Iraqi government spokesman Saad al-Hadithi also said in all "around 317.5 billion Iraqi dinars" (around $262 million) had been transferred to cover salaries for one month.
A similar amount would be sent to the semi-autonomous Kurdistan region every month as long as authorities there respected conditions laid out by Baghdad, he added.
Earlier this month, Iraq's parliament ratified an $88.5 billion budget for 2018. Kurdish legislators boycotted the vote in protest at the reduction of Kurdistan's part of the national budget from 17 to 12.6 percent.
On March 13, Iraqi Prime Abadi said the airports of Kurdish capital city of Erbil and Kurdistan's second-largest city Sulaimaniyah would again “open to international flights” after a nearly six-month air blockade.

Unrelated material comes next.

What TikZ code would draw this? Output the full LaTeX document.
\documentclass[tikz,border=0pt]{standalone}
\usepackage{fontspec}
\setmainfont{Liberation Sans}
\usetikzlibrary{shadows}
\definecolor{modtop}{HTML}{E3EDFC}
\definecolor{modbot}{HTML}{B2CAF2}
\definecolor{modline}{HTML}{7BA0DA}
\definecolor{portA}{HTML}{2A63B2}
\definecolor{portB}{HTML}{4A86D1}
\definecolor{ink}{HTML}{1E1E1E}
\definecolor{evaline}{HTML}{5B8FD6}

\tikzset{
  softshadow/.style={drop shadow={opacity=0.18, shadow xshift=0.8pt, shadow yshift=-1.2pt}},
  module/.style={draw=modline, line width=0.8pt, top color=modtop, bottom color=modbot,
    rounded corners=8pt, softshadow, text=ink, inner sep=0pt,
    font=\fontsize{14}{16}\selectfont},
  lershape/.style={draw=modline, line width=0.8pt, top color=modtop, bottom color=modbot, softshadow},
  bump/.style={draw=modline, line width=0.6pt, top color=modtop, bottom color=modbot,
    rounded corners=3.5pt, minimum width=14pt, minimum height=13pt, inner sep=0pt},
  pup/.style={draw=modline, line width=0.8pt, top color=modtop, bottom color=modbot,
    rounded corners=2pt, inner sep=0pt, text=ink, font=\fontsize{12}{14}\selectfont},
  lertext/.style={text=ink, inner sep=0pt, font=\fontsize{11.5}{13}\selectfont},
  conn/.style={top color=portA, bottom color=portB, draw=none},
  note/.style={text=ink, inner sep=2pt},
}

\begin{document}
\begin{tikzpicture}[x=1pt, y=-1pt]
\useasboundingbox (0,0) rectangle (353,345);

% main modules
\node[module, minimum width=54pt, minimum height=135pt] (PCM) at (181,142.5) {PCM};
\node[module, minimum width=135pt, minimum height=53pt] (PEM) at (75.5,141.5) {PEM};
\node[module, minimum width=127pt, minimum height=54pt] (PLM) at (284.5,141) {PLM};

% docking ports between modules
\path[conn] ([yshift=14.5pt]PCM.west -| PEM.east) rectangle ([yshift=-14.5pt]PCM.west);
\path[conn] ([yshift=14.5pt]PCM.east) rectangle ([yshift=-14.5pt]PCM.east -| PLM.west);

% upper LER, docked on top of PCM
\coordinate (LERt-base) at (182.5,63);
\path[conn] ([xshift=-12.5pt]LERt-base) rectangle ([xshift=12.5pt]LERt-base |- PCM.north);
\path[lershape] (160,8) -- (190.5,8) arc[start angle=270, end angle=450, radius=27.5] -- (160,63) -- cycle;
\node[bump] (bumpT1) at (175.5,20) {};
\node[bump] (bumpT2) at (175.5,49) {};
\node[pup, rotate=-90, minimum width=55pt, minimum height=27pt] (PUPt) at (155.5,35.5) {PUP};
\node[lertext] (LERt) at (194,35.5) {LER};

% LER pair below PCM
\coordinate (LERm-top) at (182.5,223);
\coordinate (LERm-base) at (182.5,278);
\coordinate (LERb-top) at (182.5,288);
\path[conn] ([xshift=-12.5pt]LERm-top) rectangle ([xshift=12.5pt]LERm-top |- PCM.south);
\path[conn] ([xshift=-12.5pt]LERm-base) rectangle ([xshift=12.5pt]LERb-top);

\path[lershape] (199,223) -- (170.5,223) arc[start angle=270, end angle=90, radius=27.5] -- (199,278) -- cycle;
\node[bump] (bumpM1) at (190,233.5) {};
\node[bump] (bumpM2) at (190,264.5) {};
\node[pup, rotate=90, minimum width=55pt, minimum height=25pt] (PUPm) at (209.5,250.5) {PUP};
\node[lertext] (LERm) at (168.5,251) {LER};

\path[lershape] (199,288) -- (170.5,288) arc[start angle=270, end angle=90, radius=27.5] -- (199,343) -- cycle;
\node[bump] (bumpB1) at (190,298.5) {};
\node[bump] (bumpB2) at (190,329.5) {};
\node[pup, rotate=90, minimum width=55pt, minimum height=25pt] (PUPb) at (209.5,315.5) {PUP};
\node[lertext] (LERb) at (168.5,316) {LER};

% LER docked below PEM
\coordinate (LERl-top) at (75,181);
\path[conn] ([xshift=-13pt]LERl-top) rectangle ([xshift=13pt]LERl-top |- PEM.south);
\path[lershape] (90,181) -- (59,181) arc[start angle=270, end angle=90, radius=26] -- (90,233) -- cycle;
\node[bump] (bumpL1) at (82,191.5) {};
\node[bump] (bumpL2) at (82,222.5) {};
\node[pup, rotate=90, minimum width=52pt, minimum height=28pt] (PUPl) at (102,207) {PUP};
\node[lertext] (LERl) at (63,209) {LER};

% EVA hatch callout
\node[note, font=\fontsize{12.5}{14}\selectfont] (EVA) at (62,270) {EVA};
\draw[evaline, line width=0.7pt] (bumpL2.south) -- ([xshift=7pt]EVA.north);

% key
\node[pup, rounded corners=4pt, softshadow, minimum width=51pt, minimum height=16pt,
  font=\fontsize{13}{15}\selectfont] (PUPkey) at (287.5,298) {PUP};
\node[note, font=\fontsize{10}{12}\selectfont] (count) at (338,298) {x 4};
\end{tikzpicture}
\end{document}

The referendum on secession of the Kurdistan region was held on September 25 last year despite strong opposition from Iraqi authorities, the international community, and Iraq's neighboring countries, especially Turkey and Iran.

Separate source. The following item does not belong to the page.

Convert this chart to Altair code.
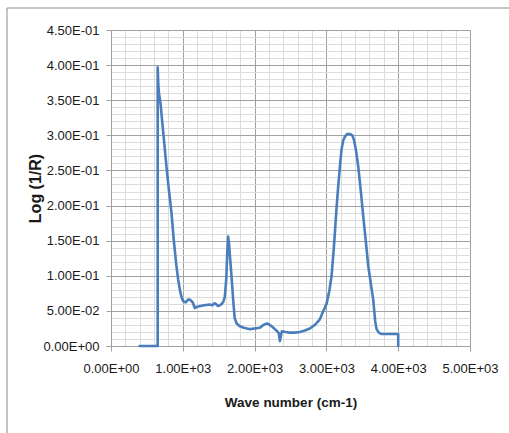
import altair as alt
import pandas as pd

# Spectrum values
wave = [400, 650, 650, 660, 668, 680, 690, 720, 750, 772, 800, 842, 875, 911, 935, 958,
        980, 1004, 1040, 1074, 1100, 1139, 1167, 1200, 1250, 1300, 1376, 1410, 1445,
        1470, 1487, 1515, 1543, 1565, 1585, 1605, 1620, 1631, 1642, 1655, 1678, 1700,
        1722, 1750, 1794, 1850, 1934, 2000, 2073, 2110, 2143, 2180, 2212, 2250, 2282,
        2315, 2338, 2352, 2365, 2380, 2430, 2491, 2560, 2630, 2700, 2770, 2840, 2909,
        2950, 3002, 3040, 3072, 3100, 3118, 3140, 3165, 3190, 3211, 3235, 3258, 3290,
        3328, 3360, 3383, 3410, 3443, 3480, 3513, 3550, 3583, 3620, 3652, 3680, 3699,
        3730, 3769, 3850, 4000, 4000]
logr = [0.0, 0.0, 0.397, 0.370, 0.360, 0.352, 0.345, 0.312, 0.280, 0.256, 0.228, 0.190,
        0.150, 0.114, 0.095, 0.081, 0.070, 0.064, 0.062, 0.066, 0.066, 0.062, 0.054,
        0.056, 0.057, 0.058, 0.059, 0.058, 0.061, 0.059, 0.057, 0.058, 0.060, 0.063,
        0.070, 0.095, 0.135, 0.156, 0.148, 0.130, 0.100, 0.068, 0.040, 0.032, 0.028,
        0.026, 0.024, 0.025, 0.026, 0.029, 0.031, 0.032, 0.030, 0.027, 0.024, 0.021,
        0.018, 0.007, 0.014, 0.021, 0.020, 0.019, 0.019, 0.020, 0.022, 0.025, 0.030,
        0.038, 0.048, 0.060, 0.078, 0.100, 0.135, 0.161, 0.195, 0.228, 0.258, 0.280,
        0.293, 0.298, 0.302, 0.302, 0.300, 0.294, 0.280, 0.256, 0.220, 0.185, 0.148,
        0.114, 0.088, 0.066, 0.035, 0.024, 0.019, 0.017, 0.017, 0.017, 0.0]

x_ticks = [i * 200 for i in range(26)]             # 0 .. 5000
y_ticks = [round(i * 0.01, 2) for i in range(46)]  # 0 .. 0.45

df = pd.DataFrame({"wave": wave, "logr": logr, "idx": list(range(len(wave)))})

FONT = "Liberation Sans, Arial, sans-serif"
LINE = "#4a7ebb"
TEXT = "#1a1a1a"


def sci_expr(test):
    parts = "split(format(datum.value, '.2e'), 'e')"
    return (f"{test} ? ({parts}[0] + 'E' + "
            f"(toNumber({parts}[1]) < 0 ? '-' : '+') + "
            f"(abs(toNumber({parts}[1])) < 10 ? '0' : '') + "
            f"abs(toNumber({parts}[1]))) : ''")


x_major = "round(datum.value) % 1000 === 0"
y_major = "round(datum.value * 100) % 5 === 0"

x_axis = alt.Axis(
    values=x_ticks, title="Wave number (cm-1)",
    labelExpr=sci_expr(x_major),
    grid=True,
    gridColor={"condition": {"test": x_major, "value": "#a0a0a0"}, "value": "#dcdcdc"},
    tickColor={"condition": {"test": x_major, "value": "#a0a0a0"}, "value": "transparent"},
    tickSize=5, labelPadding=11, domainColor="#a0a0a0",
    labelFont=FONT, labelFontSize=13, labelColor=TEXT,
    titleFont=FONT, titleFontSize=13.5,
    titleFontWeight="bold", titleColor=TEXT,
    titleX=179.5, titleY=56, titleBaseline="middle", titleAlign="center",
    labelFlush=False, labelOverlap=False,
)
y_axis = alt.Axis(
    values=y_ticks, title="Log (1/R)",
    labelExpr=sci_expr(y_major),
    grid=True,
    gridColor={"condition": {"test": y_major, "value": "#a0a0a0"}, "value": "#dcdcdc"},
    tickColor={"condition": {"test": y_major, "value": "#a0a0a0"}, "value": "transparent"},
    tickSize=5, labelPadding=7, domainColor="#a0a0a0",
    labelFont=FONT, labelFontSize=13, labelColor=TEXT, labelBaseline="middle",
    titleFont=FONT, titleFontSize=16,
    titleFontWeight="bold", titleColor=TEXT,
    titleX=-76, titleY=158, titleAngle=-90, titleBaseline="middle", titleAlign="center",
    labelFlush=False, labelOverlap=False,
)

line = alt.Chart(df).mark_line(color=LINE, strokeWidth=2.6, clip=False,
                               strokeJoin="round", strokeCap="round").encode(
    x=alt.X("wave:Q", scale=alt.Scale(domain=[0, 5000], nice=False), axis=x_axis),
    y=alt.Y("logr:Q", scale=alt.Scale(domain=[0, 0.45], nice=False), axis=y_axis),
    order="idx:Q",
)

frame_top = alt.Chart().mark_rule(color="#8a8a8a", strokeWidth=1).encode(
    x=alt.value(-104), x2=alt.value(420), y=alt.value(-22))
frame_left = alt.Chart().mark_rule(color="#8a8a8a", strokeWidth=1).encode(
    x=alt.value(-104), y=alt.value(-22), y2=alt.value(420))

chart = alt.layer(line, frame_top, frame_left).properties(
    width=359, height=316,
    autosize=alt.AutoSizeParams(type="none"),
    padding={"left": 111, "top": 30, "right": 39, "bottom": 87},
    background="white",
).configure_view(stroke=None)

chart.save("out.html", embed_options={"renderer": "svg", "actions": False})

Following the vote, Baghdad imposed a ban on direct international flights to the Kurdish region and called for a halt to its independent crude oil sales.
On October 12, an Iraqi government spokesman said Baghdad had set a series of conditions that the KRG needed to meet before any talks on the resolution of the referendum crisis could start.
“The KRG must first commit to Iraq's unity. The local authorities in the [Kurdistan] region… must accept the sovereign authority of the federal government on… oil exports, [as well as] security and border protection, including land and air entry points,” the unnamed Iraqi official added.
On October 16, Iraqi federal forces retook control of the Kurdish-held city of Kirkuk.
Abadi has already demanded the annulment of the referendum.
“We won't accept anything but its cancellation and the respect of the constitution,” he said in a statement on October 26 during a visit to Tehran.
The Kurdistan Regional Government (KRG) subsequently said it would freeze the results of the vote for independence from Iraq.
It also proposed open dialog with Baghdad based on the Iraqi constitution.